:: DIRECTIONS FOR THIS TASK ::
In your copy, include every line of the listing below exactly but none of the pictures.
* * * * * * * * *
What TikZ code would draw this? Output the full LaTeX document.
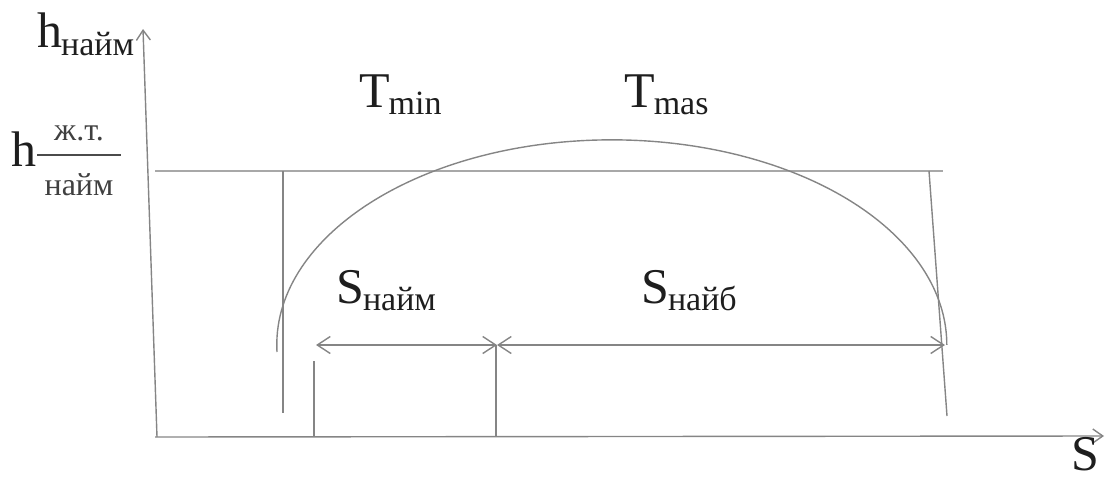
\documentclass[tikz,border=0pt]{standalone}
\usepackage{fontspec}
\newfontfamily\tmsfont{Liberation Serif}
\usetikzlibrary{arrows.meta}
\definecolor{linegray}{HTML}{858585}
\definecolor{lightgray2}{HTML}{A8A8A8}
\definecolor{txt}{HTML}{1E1E1E}
\newcommand{\mylbl}[3]{{\fontsize{50}{50}\tmsfont #1\kern-1pt\raisebox{-#3}{\fontsize{34}{34}\tmsfont #2}}}
\begin{document}
\begin{tikzpicture}[x=1pt,y=-1pt,
  ln/.style={draw=linegray, line width=1.4pt},
  thick ln/.style={draw=lightgray2, line width=2.6pt},
  dbarb/.style={{Straight Barb[length=13pt,width=17pt,line width=1.4pt]}-{Straight Barb[length=13pt,width=17pt,line width=1.4pt]}},
  axarr/.style={-{Straight Barb[length=10pt,width=14pt,line width=1.4pt]}},
  lbl/.style={anchor=base west, inner sep=0pt, text=txt}]
\useasboundingbox (0,0) rectangle (1105,479);
% coordinates
\coordinate (ybot) at (157,437);
\coordinate (ytop) at (143,29);
\coordinate (xleft) at (155,437);
\coordinate (xright) at (1104,436);
\coordinate (hl) at (155,171);
\coordinate (hr) at (943,171);
\coordinate (v1t) at (283,171);
\coordinate (v1b) at (283,413);
\coordinate (v2t) at (929,171);
\coordinate (v2b) at (947,416);
\coordinate (t1t) at (314,361);
\coordinate (t1b) at (314,437);
\coordinate (t2t) at (496,345);
\coordinate (t2b) at (496,437);
\coordinate (a1) at (316,345);
\coordinate (a2) at (497,345);
\coordinate (a3) at (945,345);
\coordinate (arcstart) at (277,352);
% axes
\draw[ln,axarr] (ybot) -- (ytop);
\draw[ln,axarr] (xleft) -- (xright);
% horizontal level line
\draw[thick ln] (hl) -- (hr);
% verticals
\draw[ln] (v1t) -- (v1b);
\draw[ln] (v2t) -- (v2b);
\draw[ln] (t1t) -- (t1b);
\draw[ln] (t2t) -- (t2b);
% arc
\draw[ln] (arcstart) arc[start angle=178, end angle=360, x radius=335, y radius=205];
% dimension arrows
\draw[ln,dbarb] (a1) -- (a2);
\draw[ln,dbarb] (a2) -- (a3);
% labels
\node[lbl] (hnaim) at (37,47) {\mylbl{h}{найм}{8pt}};
\node[lbl] (hfr) at (11,166) {\fontsize{50}{50}\tmsfont h};
\coordinate (fl) at (37,155);
\coordinate (fr) at (121,155);
\draw[draw=txt!80, line width=2pt] (fl) -- (fr);
\node[anchor=base, inner sep=0pt, text=txt!85] (zht) at (79,140) {\fontsize{32}{32}\tmsfont ж.т.};
\node[anchor=base, inner sep=0pt, text=txt!85] (naim) at (79,195) {\fontsize{32}{32}\tmsfont найм};
\node[lbl] (tmin) at (359,107) {\mylbl{T}{min}{7pt}};
\node[lbl] (tmas) at (624,107) {\mylbl{T}{mas}{7pt}};
\node[lbl] (snaim) at (336,303) {\mylbl{S}{найм}{7pt}};
\node[lbl] (snaib) at (641,303) {\mylbl{S}{найб}{7pt}};
\node[lbl] (s) at (1071,470) {\fontsize{50}{50}\tmsfont S};
\end{tikzpicture}
\end{document}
* * * * * * * * *
:: EXERCISE RESULT ::
What TikZ code would draw this? Output the full LaTeX document.
\documentclass[tikz,border=0pt]{standalone}
\usepackage{fontspec}
\newfontfamily\tmsfont{Liberation Serif}
\usetikzlibrary{arrows.meta}
\definecolor{linegray}{HTML}{858585}
\definecolor{lightgray2}{HTML}{A8A8A8}
\definecolor{txt}{HTML}{1E1E1E}
\newcommand{\mylbl}[3]{{\fontsize{50}{50}\tmsfont #1\kern-1pt\raisebox{-#3}{\fontsize{34}{34}\tmsfont #2}}}
\begin{document}
\begin{tikzpicture}[x=1pt,y=-1pt,
  ln/.style={draw=linegray, line width=1.4pt},
  thick ln/.style={draw=lightgray2, line width=2.6pt},
  dbarb/.style={{Straight Barb[length=13pt,width=17pt,line width=1.4pt]}-{Straight Barb[length=13pt,width=17pt,line width=1.4pt]}},
  axarr/.style={-{Straight Barb[length=10pt,width=14pt,line width=1.4pt]}},
  lbl/.style={anchor=base west, inner sep=0pt, text=txt}]
\useasboundingbox (0,0) rectangle (1105,479);
% coordinates
\coordinate (ybot) at (157,437);
\coordinate (ytop) at (143,29);
\coordinate (xleft) at (155,437);
\coordinate (xright) at (1104,436);
\coordinate (hl) at (155,171);
\coordinate (hr) at (943,171);
\coordinate (v1t) at (283,171);
\coordinate (v1b) at (283,413);
\coordinate (v2t) at (929,171);
\coordinate (v2b) at (947,416);
\coordinate (t1t) at (314,361);
\coordinate (t1b) at (314,437);
\coordinate (t2t) at (496,345);
\coordinate (t2b) at (496,437);
\coordinate (a1) at (316,345);
\coordinate (a2) at (497,345);
\coordinate (a3) at (945,345);
\coordinate (arcstart) at (277,352);
% axes
\draw[ln,axarr] (ybot) -- (ytop);
\draw[ln,axarr] (xleft) -- (xright);
% horizontal level line
\draw[thick ln] (hl) -- (hr);
% verticals
\draw[ln] (v1t) -- (v1b);
\draw[ln] (v2t) -- (v2b);
\draw[ln] (t1t) -- (t1b);
\draw[ln] (t2t) -- (t2b);
% arc
\draw[ln] (arcstart) arc[start angle=178, end angle=360, x radius=335, y radius=205];
% dimension arrows
\draw[ln,dbarb] (a1) -- (a2);
\draw[ln,dbarb] (a2) -- (a3);
% labels
\node[lbl] (hnaim) at (37,47) {\mylbl{h}{найм}{8pt}};
\node[lbl] (hfr) at (11,166) {\fontsize{50}{50}\tmsfont h};
\coordinate (fl) at (37,155);
\coordinate (fr) at (121,155);
\draw[draw=txt!80, line width=2pt] (fl) -- (fr);
\node[anchor=base, inner sep=0pt, text=txt!85] (zht) at (79,140) {\fontsize{32}{32}\tmsfont ж.т.};
\node[anchor=base, inner sep=0pt, text=txt!85] (naim) at (79,195) {\fontsize{32}{32}\tmsfont найм};
\node[lbl] (tmin) at (359,107) {\mylbl{T}{min}{7pt}};
\node[lbl] (tmas) at (624,107) {\mylbl{T}{mas}{7pt}};
\node[lbl] (snaim) at (336,303) {\mylbl{S}{найм}{7pt}};
\node[lbl] (snaib) at (641,303) {\mylbl{S}{найб}{7pt}};
\node[lbl] (s) at (1071,470) {\fontsize{50}{50}\tmsfont S};
\end{tikzpicture}
\end{document}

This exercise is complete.